I never really noticed this because feeling like an outsider was familiar to me.
Nevertheless, in the course of my career I started to change myself in order to fit in. I altered my appearance to look more ‘professional’. I edited my ways to seem bubblier. I worked too hard to prove myself worthy. In the end I totally neglected my personal life. I simply forgot the things I enjoyed as a child. When on top of that I also experienced a personal loss, it caused me to burn out.
Hard at that time, it turned out to be a fortunate reset.
I went back to the things I loved as a child.
Drawing, dreaming, exploring…
Willing to work more autonomously as an architect and an artist, I started my own company, Studio Dentro, a studio for interiorARTchitecture.
As an architect I still create homes for companies and families. As an artist, I experiment and create portraits through all different kinds of media: (digital) drawing and painting, embroidering, weaving and tufting.
I create and celebrate role models of colour who I would have wanted to see as a child.

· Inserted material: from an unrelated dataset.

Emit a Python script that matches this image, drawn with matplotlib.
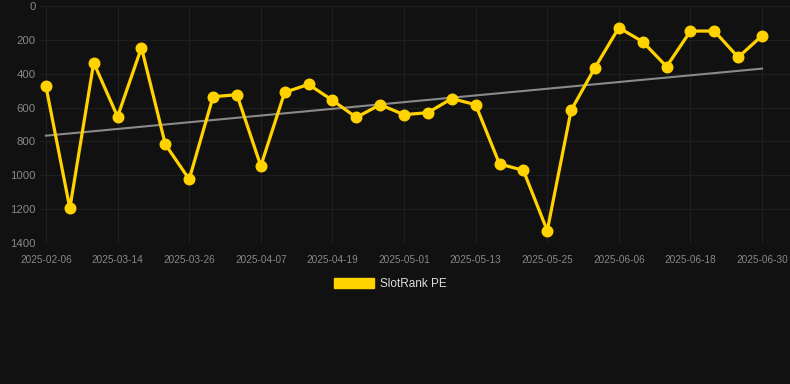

‘Torn Between White Privilege and Black Tears’ is an ongoing art project of mine in which I interview and portray women with a similar experience. By putting faces to these stories, I hope to make the discussion about racism more accessible.
I am a creative, dreaming, inquisitive and thoughtful person with inevitable insecurities. Dealing with these insecurities made me brave enough to create this studio. A safe space which is helping me to be me.
It’s at once exciting and challenging.
But I have learned to trust the process.